→ **Dataset content**
★ ★ ★

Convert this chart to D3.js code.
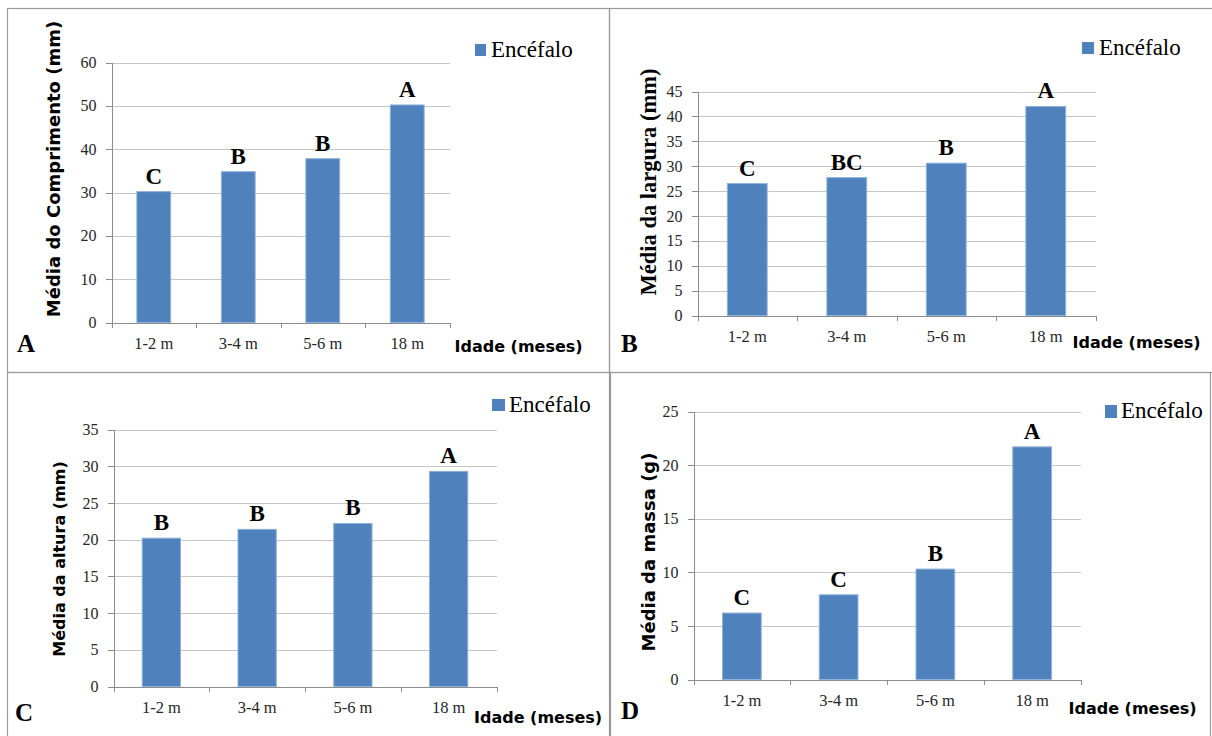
<!DOCTYPE html>
<meta charset="utf-8">
<style>
  body { margin: 0; background: #fff; }
  .serif { font-family: "Liberation Serif", "Times New Roman", serif; }
  .sans  { font-family: "DejaVu Sans", Verdana, sans-serif; font-weight: bold; }
  .axis path, .axis line { fill: none; stroke: #8c8c8c; shape-rendering: crispEdges; }
  .grid line { stroke: #c6c6c6; shape-rendering: crispEdges; }
  .grid path { display: none; }
</style>
<body>
<svg id="chart" width="1212" height="736"></svg>

<script src="https://cdn.jsdelivr.net/npm/d3@7/dist/d3.min.js"></script>
<script>

// ---- data ----
var idades = ["1-2 m", "3-4 m", "5-6 m", "18 m"];

var comprimento = [30.2, 34.8, 37.8, 50.2];
var letrasComprimento = ["C", "B", "B", "A"];
var ticksComprimento = [0, 10, 20, 30, 40, 50, 60];

var largura = [26.5, 27.7, 30.6, 42.0];
var letrasLargura = ["C", "BC", "B", "A"];
var ticksLargura = [0, 5, 10, 15, 20, 25, 30, 35, 40, 45];

var altura = [20.2, 21.4, 22.2, 29.3];
var letrasAltura = ["B", "B", "B", "A"];
var ticksAltura = [0, 5, 10, 15, 20, 25, 30, 35];

var massa = [6.2, 7.9, 10.3, 21.7];
var letrasMassa = ["C", "C", "B", "A"];
var ticksMassa = [0, 5, 10, 15, 20, 25];

var serie = "Encéfalo";
var xTitle = "Idade (meses)";

// ---- layout of the four panels (page pixels) ----
var panels = [
  { name: "A", values: comprimento, letters: letrasComprimento, ticks: ticksComprimento,
    yTitle: "Média do Comprimento (mm)", titleSerif: false, titleSize: 18,
    titleX: 60, titleY: 169,
    box: [7.5, 8.5, 609.5, 372.5],
    plot: { left: 111.5, right: 449.5, top: 62.5, bottom: 322.5 },
    legend: { x: 475, y: 44, w: 11, h: 12, tx: 491, ty: 57 },
    xTitleX: 454.5, xTitleY: 352, tag: [17, 352] },
  { name: "B", values: largura, letters: letrasLargura, ticks: ticksLargura,
    yTitle: "Média da largura (mm)", titleSerif: true, titleSize: 22.5,
    titleX: 655.5, titleY: 182,
    box: [609.5, 8.5, 1214, 372.5],
    plot: { left: 697.5, right: 1095.5, top: 91.5, bottom: 315.5 },
    legend: { x: 1082, y: 42, w: 12, h: 12, tx: 1099, ty: 55 },
    xTitleX: 1072.5, xTitleY: 348, tag: [621, 352] },
  { name: "C", values: altura, letters: letrasAltura, ticks: ticksAltura,
    yTitle: "Média da altura (mm)", titleSerif: false, titleSize: 16,
    titleX: 64.5, titleY: 559,
    box: [7.5, 372.5, 609.5, 740],
    plot: { left: 113.5, right: 496.5, top: 429.5, bottom: 686.5 },
    legend: { x: 492, y: 399, w: 13, h: 12, tx: 509, ty: 412 },
    xTitleX: 474, xTitleY: 723, tag: [15, 721] },
  { name: "D", values: massa, letters: letrasMassa, ticks: ticksMassa,
    yTitle: "Média da massa (g)", titleSerif: false, titleSize: 18,
    titleX: 654.5, titleY: 552,
    box: [610.5, 372.5, 1210.5, 740],
    plot: { left: 693.5, right: 1080.5, top: 411.5, bottom: 679.5 },
    legend: { x: 1105, y: 405, w: 12, h: 13, tx: 1121, ty: 418 },
    xTitleX: 1068.5, xTitleY: 714, tag: [621, 719] }
];

var svg = d3.select("#chart");

// panel frames
svg.selectAll("rect.frame")
    .data(panels)
  .enter().append("rect")
    .attr("class", "frame")
    .attr("x", function(p) { return p.box[0]; })
    .attr("y", function(p) { return p.box[1]; })
    .attr("width", function(p) { return p.box[2] - p.box[0]; })
    .attr("height", function(p) { return p.box[3] - p.box[1]; })
    .attr("fill", "none")
    .attr("stroke", "#9a9a9a")
    .attr("stroke-width", 1.2);

panels.forEach(function(p) {
  var w = p.plot.right - p.plot.left;
  var h = p.plot.bottom - p.plot.top;
  var yMax = p.ticks[p.ticks.length - 1];

  var g = svg.append("g")
      .attr("transform", "translate(" + p.plot.left + "," + p.plot.top + ")");

  var x = d3.scaleBand()
      .domain(idades)
      .range([0, w])
      .paddingInner(0.6)
      .paddingOuter(0.3);

  var y = d3.scaleLinear()
      .domain([0, yMax])
      .range([h, 0]);

  // horizontal gridlines
  g.append("g")
      .attr("class", "grid")
      .call(d3.axisLeft(y).tickValues(p.ticks).tickSize(-w).tickFormat(""));

  // bars
  var rows = idades.map(function(c, i) {
    return { cat: c, v: p.values[i], letter: p.letters[i] };
  });

  g.selectAll("rect.bar")
      .data(rows)
    .enter().append("rect")
      .attr("class", "bar")
      .attr("x", function(d) { return x(d.cat); })
      .attr("y", function(d) { return y(d.v); })
      .attr("width", x.bandwidth())
      .attr("height", function(d) { return h - y(d.v); })
      .attr("fill", "#4f81bd")
      .attr("stroke", "#8fb1dc")
      .attr("stroke-width", 1);

  // significance letters
  g.selectAll("text.sig")
      .data(rows)
    .enter().append("text")
      .attr("class", "serif")
      .attr("x", function(d) { return x(d.cat) + x.bandwidth() / 2; })
      .attr("y", function(d) { return y(d.v) - 8; })
      .attr("text-anchor", "middle")
      .style("font-weight", "bold")
      .style("font-size", "23px")
      .text(function(d) { return d.letter; });

  // y axis
  var yAxis = g.append("g")
      .attr("class", "axis")
      .call(d3.axisLeft(y).tickValues(p.ticks).tickSize(6).tickPadding(9));
  yAxis.selectAll("text")
      .attr("class", "serif")
      .style("font-size", "16px")
      .attr("fill", "#262626");

  // x axis: ticks on category boundaries
  var xb = d3.scaleLinear().domain([0, idades.length]).range([0, w]);
  g.append("g")
      .attr("class", "axis")
      .attr("transform", "translate(0," + h + ")")
      .call(d3.axisBottom(xb).ticks(idades.length).tickSize(5).tickFormat(""));

  var fsX = 16.5;
  var xAxis = g.append("g")
      .attr("transform", "translate(0," + h + ")")
      .call(d3.axisBottom(x).tickSize(0).tickPadding(26 - 0.71 * fsX));
  xAxis.select(".domain").remove();
  xAxis.selectAll("text")
      .attr("class", "serif")
      .style("font-size", fsX + "px")
      .attr("fill", "#262626");

  // y title
  svg.append("text")
      .attr("class", p.titleSerif ? "serif" : "sans")
      .attr("transform", "translate(" + p.titleX + "," + p.titleY + ") rotate(-90)")
      .attr("text-anchor", "middle")
      .style("font-weight", "bold")
      .style("font-size", p.titleSize + "px")
      .text(p.yTitle);

  // x title
  svg.append("text")
      .attr("class", "sans")
      .attr("x", p.xTitleX)
      .attr("y", p.xTitleY)
      .style("font-size", "16px")
      .text(xTitle);

  // legend
  svg.append("rect")
      .attr("x", p.legend.x)
      .attr("y", p.legend.y)
      .attr("width", p.legend.w)
      .attr("height", p.legend.h)
      .attr("fill", "#4f81bd");
  svg.append("text")
      .attr("class", "serif")
      .attr("x", p.legend.tx)
      .attr("y", p.legend.ty)
      .style("font-size", "23px")
      .text(serie);

  // panel tag
  svg.append("text")
      .attr("class", "serif")
      .attr("x", p.tag[0])
      .attr("y", p.tag[1])
      .style("font-weight", "bold")
      .style("font-size", "25px")
      .text(p.name);
});

</script>
</body>
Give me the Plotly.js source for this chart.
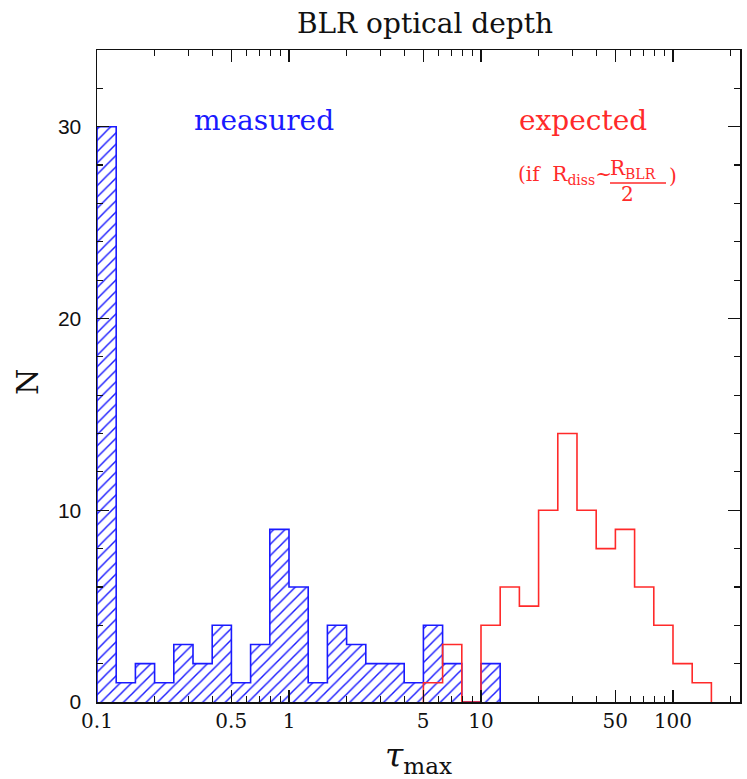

★ ★ ★

→ **Instructions to follow**
Will you restate every entry word for word and omit the images?

→ **Problem solution**
Convert this chart to D3.js code.
<!DOCTYPE html>
<meta charset="utf-8">
<style>
  body { margin: 0; background: #fff; }
  .serif { font-family: "Liberation Serif", "Times New Roman", serif; }
  .sans  { font-family: "DejaVu Sans", Verdana, sans-serif; font-weight: bold; }
  .axis path, .axis line { fill: none; stroke: #8c8c8c; shape-rendering: crispEdges; }
  .grid line { stroke: #c6c6c6; shape-rendering: crispEdges; }
  .grid path { display: none; }
</style>
<body>
<svg id="chart" width="1212" height="736"></svg>

<script src="https://cdn.jsdelivr.net/npm/d3@7/dist/d3.min.js"></script>
<script>

// ---- data ----
var idades = ["1-2 m", "3-4 m", "5-6 m", "18 m"];

var comprimento = [30.2, 34.8, 37.8, 50.2];
var letrasComprimento = ["C", "B", "B", "A"];
var ticksComprimento = [0, 10, 20, 30, 40, 50, 60];

var largura = [26.5, 27.7, 30.6, 42.0];
var letrasLargura = ["C", "BC", "B", "A"];
var ticksLargura = [0, 5, 10, 15, 20, 25, 30, 35, 40, 45];

var altura = [20.2, 21.4, 22.2, 29.3];
var letrasAltura = ["B", "B", "B", "A"];
var ticksAltura = [0, 5, 10, 15, 20, 25, 30, 35];

var massa = [6.2, 7.9, 10.3, 21.7];
var letrasMassa = ["C", "C", "B", "A"];
var ticksMassa = [0, 5, 10, 15, 20, 25];

var serie = "Encéfalo";
var xTitle = "Idade (meses)";

// ---- layout of the four panels (page pixels) ----
var panels = [
  { name: "A", values: comprimento, letters: letrasComprimento, ticks: ticksComprimento,
    yTitle: "Média do Comprimento (mm)", titleSerif: false, titleSize: 18,
    titleX: 60, titleY: 169,
    box: [7.5, 8.5, 609.5, 372.5],
    plot: { left: 111.5, right: 449.5, top: 62.5, bottom: 322.5 },
    legend: { x: 475, y: 44, w: 11, h: 12, tx: 491, ty: 57 },
    xTitleX: 454.5, xTitleY: 352, tag: [17, 352] },
  { name: "B", values: largura, letters: letrasLargura, ticks: ticksLargura,
    yTitle: "Média da largura (mm)", titleSerif: true, titleSize: 22.5,
    titleX: 655.5, titleY: 182,
    box: [609.5, 8.5, 1214, 372.5],
    plot: { left: 697.5, right: 1095.5, top: 91.5, bottom: 315.5 },
    legend: { x: 1082, y: 42, w: 12, h: 12, tx: 1099, ty: 55 },
    xTitleX: 1072.5, xTitleY: 348, tag: [621, 352] },
  { name: "C", values: altura, letters: letrasAltura, ticks: ticksAltura,
    yTitle: "Média da altura (mm)", titleSerif: false, titleSize: 16,
    titleX: 64.5, titleY: 559,
    box: [7.5, 372.5, 609.5, 740],
    plot: { left: 113.5, right: 496.5, top: 429.5, bottom: 686.5 },
    legend: { x: 492, y: 399, w: 13, h: 12, tx: 509, ty: 412 },
    xTitleX: 474, xTitleY: 723, tag: [15, 721] },
  { name: "D", values: massa, letters: letrasMassa, ticks: ticksMassa,
    yTitle: "Média da massa (g)", titleSerif: false, titleSize: 18,
    titleX: 654.5, titleY: 552,
    box: [610.5, 372.5, 1210.5, 740],
    plot: { left: 693.5, right: 1080.5, top: 411.5, bottom: 679.5 },
    legend: { x: 1105, y: 405, w: 12, h: 13, tx: 1121, ty: 418 },
    xTitleX: 1068.5, xTitleY: 714, tag: [621, 719] }
];

var svg = d3.select("#chart");

// panel frames
svg.selectAll("rect.frame")
    .data(panels)
  .enter().append("rect")
    .attr("class", "frame")
    .attr("x", function(p) { return p.box[0]; })
    .attr("y", function(p) { return p.box[1]; })
    .attr("width", function(p) { return p.box[2] - p.box[0]; })
    .attr("height", function(p) { return p.box[3] - p.box[1]; })
    .attr("fill", "none")
    .attr("stroke", "#9a9a9a")
    .attr("stroke-width", 1.2);

panels.forEach(function(p) {
  var w = p.plot.right - p.plot.left;
  var h = p.plot.bottom - p.plot.top;
  var yMax = p.ticks[p.ticks.length - 1];

  var g = svg.append("g")
      .attr("transform", "translate(" + p.plot.left + "," + p.plot.top + ")");

  var x = d3.scaleBand()
      .domain(idades)
      .range([0, w])
      .paddingInner(0.6)
      .paddingOuter(0.3);

  var y = d3.scaleLinear()
      .domain([0, yMax])
      .range([h, 0]);

  // horizontal gridlines
  g.append("g")
      .attr("class", "grid")
      .call(d3.axisLeft(y).tickValues(p.ticks).tickSize(-w).tickFormat(""));

  // bars
  var rows = idades.map(function(c, i) {
    return { cat: c, v: p.values[i], letter: p.letters[i] };
  });

  g.selectAll("rect.bar")
      .data(rows)
    .enter().append("rect")
      .attr("class", "bar")
      .attr("x", function(d) { return x(d.cat); })
      .attr("y", function(d) { return y(d.v); })
      .attr("width", x.bandwidth())
      .attr("height", function(d) { return h - y(d.v); })
      .attr("fill", "#4f81bd")
      .attr("stroke", "#8fb1dc")
      .attr("stroke-width", 1);

  // significance letters
  g.selectAll("text.sig")
      .data(rows)
    .enter().append("text")
      .attr("class", "serif")
      .attr("x", function(d) { return x(d.cat) + x.bandwidth() / 2; })
      .attr("y", function(d) { return y(d.v) - 8; })
      .attr("text-anchor", "middle")
      .style("font-weight", "bold")
      .style("font-size", "23px")
      .text(function(d) { return d.letter; });

  // y axis
  var yAxis = g.append("g")
      .attr("class", "axis")
      .call(d3.axisLeft(y).tickValues(p.ticks).tickSize(6).tickPadding(9));
  yAxis.selectAll("text")
      .attr("class", "serif")
      .style("font-size", "16px")
      .attr("fill", "#262626");

  // x axis: ticks on category boundaries
  var xb = d3.scaleLinear().domain([0, idades.length]).range([0, w]);
  g.append("g")
      .attr("class", "axis")
      .attr("transform", "translate(0," + h + ")")
      .call(d3.axisBottom(xb).ticks(idades.length).tickSize(5).tickFormat(""));

  var fsX = 16.5;
  var xAxis = g.append("g")
      .attr("transform", "translate(0," + h + ")")
      .call(d3.axisBottom(x).tickSize(0).tickPadding(26 - 0.71 * fsX));
  xAxis.select(".domain").remove();
  xAxis.selectAll("text")
      .attr("class", "serif")
      .style("font-size", fsX + "px")
      .attr("fill", "#262626");

  // y title
  svg.append("text")
      .attr("class", p.titleSerif ? "serif" : "sans")
      .attr("transform", "translate(" + p.titleX + "," + p.titleY + ") rotate(-90)")
      .attr("text-anchor", "middle")
      .style("font-weight", "bold")
      .style("font-size", p.titleSize + "px")
      .text(p.yTitle);

  // x title
  svg.append("text")
      .attr("class", "sans")
      .attr("x", p.xTitleX)
      .attr("y", p.xTitleY)
      .style("font-size", "16px")
      .text(xTitle);

  // legend
  svg.append("rect")
      .attr("x", p.legend.x)
      .attr("y", p.legend.y)
      .attr("width", p.legend.w)
      .attr("height", p.legend.h)
      .attr("fill", "#4f81bd");
  svg.append("text")
      .attr("class", "serif")
      .attr("x", p.legend.tx)
      .attr("y", p.legend.ty)
      .style("font-size", "23px")
      .text(serie);

  // panel tag
  svg.append("text")
      .attr("class", "serif")
      .attr("x", p.tag[0])
      .attr("y", p.tag[1])
      .style("font-weight", "bold")
      .style("font-size", "25px")
      .text(p.name);
});

</script>
</body>
Give me the Plotly.js source for this chart.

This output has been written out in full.